Once again my funny story comes from a shop – our local hardware store. It is one of these wonderful small stores that has retired tradesman who can tell you exactly what type of screw to use and you can just buy three! This time I was in a panic, because I was not brought up in the subtropics and the ecology is unfamiliar to me. I had a gardening problem which I will share closer to Halloween and it was solved completely by the lovely lady gardener. We started talking and she asked me if my Native genetics were Cherokee? I was perplexed especially since I believe we might have been from family lore. She had noticed my high cheekbones, profile and unusual teeth. My husband’s cousin is a dentist and he was puzzled by why my teeth were not worn down – I still have all the little indentations that children have at the bottom of their teeth. The gardener told me that a dentist had told her that Cherokee teeth, in particular, are very strong and that’s why the enamel doesn’t wear down. Now I was intrigued and asked her if she had white or brown earwax. Some Native Americans and Japanese people have white earwax which is dry and has to be scraped out. I have the white earwax which explains why my UK doctor thought I had eczema in my ears. There is an evolutionary reason for this – something to do with cold, windy plains in Siberia.
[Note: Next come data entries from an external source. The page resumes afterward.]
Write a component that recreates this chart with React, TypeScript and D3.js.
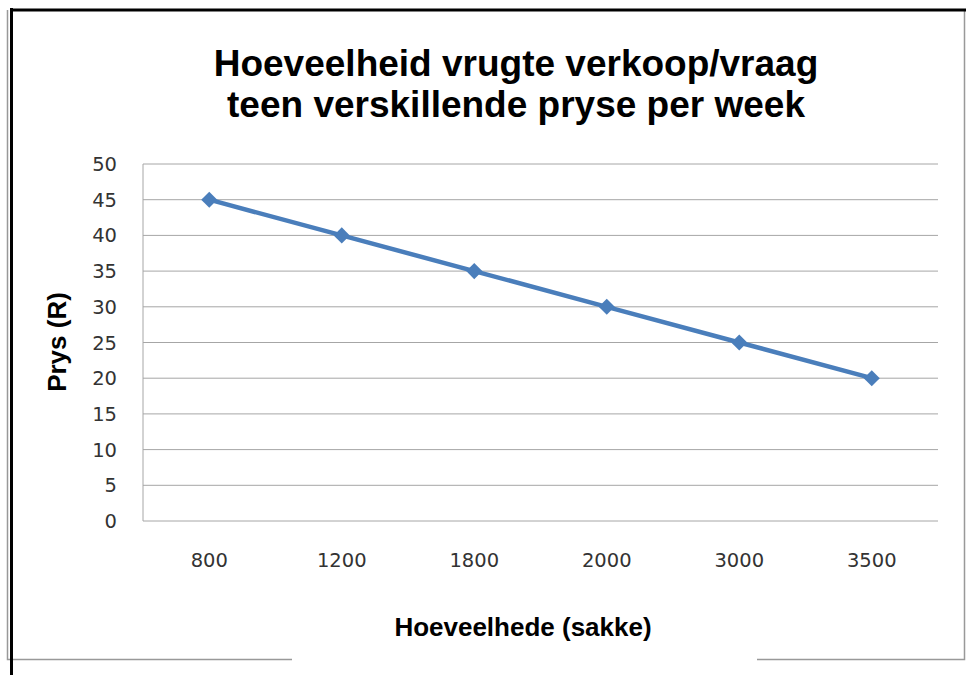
import * as React from "react"
import * as d3 from "d3"

const quantities = ["800", "1200", "1800", "2000", "3000", "3500"]
const prices = [45, 40, 35, 30, 25, 20]
const yTicks = [0, 5, 10, 15, 20, 25, 30, 35, 40, 45, 50]
const titleLines = ["Hoeveelheid vrugte verkoop/vraag", "teen verskillende pryse per week"]

export default function App() {
    const [w, h] = [969, 675]
    const m = { top: 164, bottom: 154, left: 143, right: 31 }
    const [bounds_w, bounds_h] = [w - m.left - m.right, h - m.top - m.bottom]

    const xScale = d3.scaleBand().domain(quantities).range([0, bounds_w])
    const yScale = d3.scaleLinear().domain([0, 50]).range([bounds_h, 0])

    const data = quantities.map((q, i) => ({ q, p: prices[i] }))
    const line = d3
        .line<{ q: string; p: number }>()
        .x(d => (xScale(d.q) ?? 0) + xScale.bandwidth() / 2)
        .y(d => yScale(d.p))

    const diamond = d3.symbol().type(d3.symbolDiamond2).size(165)()

    const grid = yTicks.map((t, i) => (
        <g key={i}>
            <line x1={0} x2={bounds_w} y1={yScale(t)} y2={yScale(t)} stroke="#a6a6a6" strokeWidth={1} />
            <text x={-26} y={yScale(t)} dy="0.36em" fontSize={19.5} textAnchor="end" fill="#333">
                {t}
            </text>
        </g>
    ))

    const xLabels = quantities.map((q, i) => (
        <text
            key={i}
            x={(xScale(q) ?? 0) + xScale.bandwidth() / 2}
            y={bounds_h + 46}
            fontSize={19.5}
            textAnchor="middle"
            fill="#333"
        >
            {q}
        </text>
    ))

    return (
        <svg
            width={w}
            height={h}
            style={{ position: "absolute", left: 0, top: 0, fontFamily: "'DejaVu Sans', sans-serif" }}
        >
            <rect x={0} y={0} width={w} height={h} fill="white" />
            {/* page frame */}
            <path d="M7.5,10 V659.5 H292" fill="none" stroke="#999" strokeWidth={1.5} />
            <path d="M757,659.5 H964.5 V10" fill="none" stroke="#999" strokeWidth={1.5} />
            <line x1={11.5} x2={11.5} y1={8} y2={675} stroke="black" strokeWidth={3} />
            <line x1={10} x2={966} y1={10} y2={10} stroke="black" strokeWidth={3} />

            <g fontFamily="'Liberation Sans', Arial, sans-serif" fontWeight="bold" fill="black">
                {titleLines.map((t, i) => (
                    <text key={i} x={516} y={76 + i * 41} fontSize={37} textAnchor="middle">
                        {t}
                    </text>
                ))}
                <text x={523} y={636} fontSize={26} textAnchor="middle">
                    Hoeveelhede (sakke)
                </text>
                <text transform="translate(66,342) rotate(-90)" fontSize={26} textAnchor="middle">
                    Prys (R)
                </text>
            </g>

            <g transform={`translate(${[m.left, m.top].join(",")})`}>
                {grid}
                <line x1={0} x2={0} y1={0} y2={bounds_h} stroke="#a6a6a6" strokeWidth={1} />
                {xLabels}
                <path d={line(data) ?? ""} fill="none" stroke="#4a7ebb" strokeWidth={4.5} strokeLinejoin="round" />
                {data.map((d, i) => (
                    <path
                        key={i}
                        d={diamond ?? ""}
                        transform={`translate(${(xScale(d.q) ?? 0) + xScale.bandwidth() / 2},${yScale(d.p)})`}
                        fill="#4a7ebb"
                    />
                ))}
            </g>
        </svg>
    )
}
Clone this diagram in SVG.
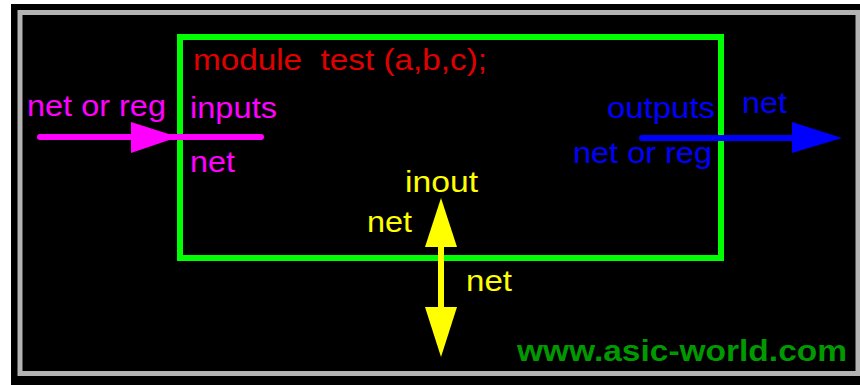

She told me that she had been brought up on a farm in North Texas – so we shared North Texas ancestry stories. When she was a child, a Native man dressed in regular clothes walked barefoot to their farm, handed a medicine stick to her and walked away without a word. She felt she had a natural affinity to the land and I have a natural stalking ability (you will want to be friends with both of us when the Zombie Apocalypse happens…) One day, when she was an adult, she was visiting the family farm with her young daughter. The little girl disappeared so the lady and her mother started walking across the Prairie to find her. They were shocked to find the little girl fast asleep with a cougar (mountain lion) sleeping alongside her. Her mother opened her mouth to scream so she quickly put her hand across Grandma’s mouth to stop her making a noise. Grandma then went back to the house to get Grandpa. The lady signaled to her father not to move and very gently went and picked up her still sleeping daughter. As she moved backwards the cougar stood up and stretched its front legs which is a social cat habit (to express friendship) and just walked off.
Before she told me the end of the story, I knew that the cougar was protecting the child from something and indeed it was. The property had a problem with venomous snakes that year and the child had fallen asleep with snakes all around. Mama cougar must have instinctively realized that she had to protect the human cub. It was such a wonderful tale that my eyes filled with tears at how amazing nature is. Today I was meeting friends at the local Starbucks and got chatting to a very pretty lady waiting for our coffees. She admired my skirt which I had ordered online from India. She showed me a photo of her beautiful children who are half Bangladeshi. She then told me that she was half Native American (Cherokee/Choctaw) but she was even fairer than me with translucent white skin and beautiful blue-gray eyes. It is actually quite common to be native around here because the tribes were corralled into Oklahoma so local European settlers intermarried. I bet you are wondering why I am called Chatty Kerry, eh? Life is so much more fun when you talk to people.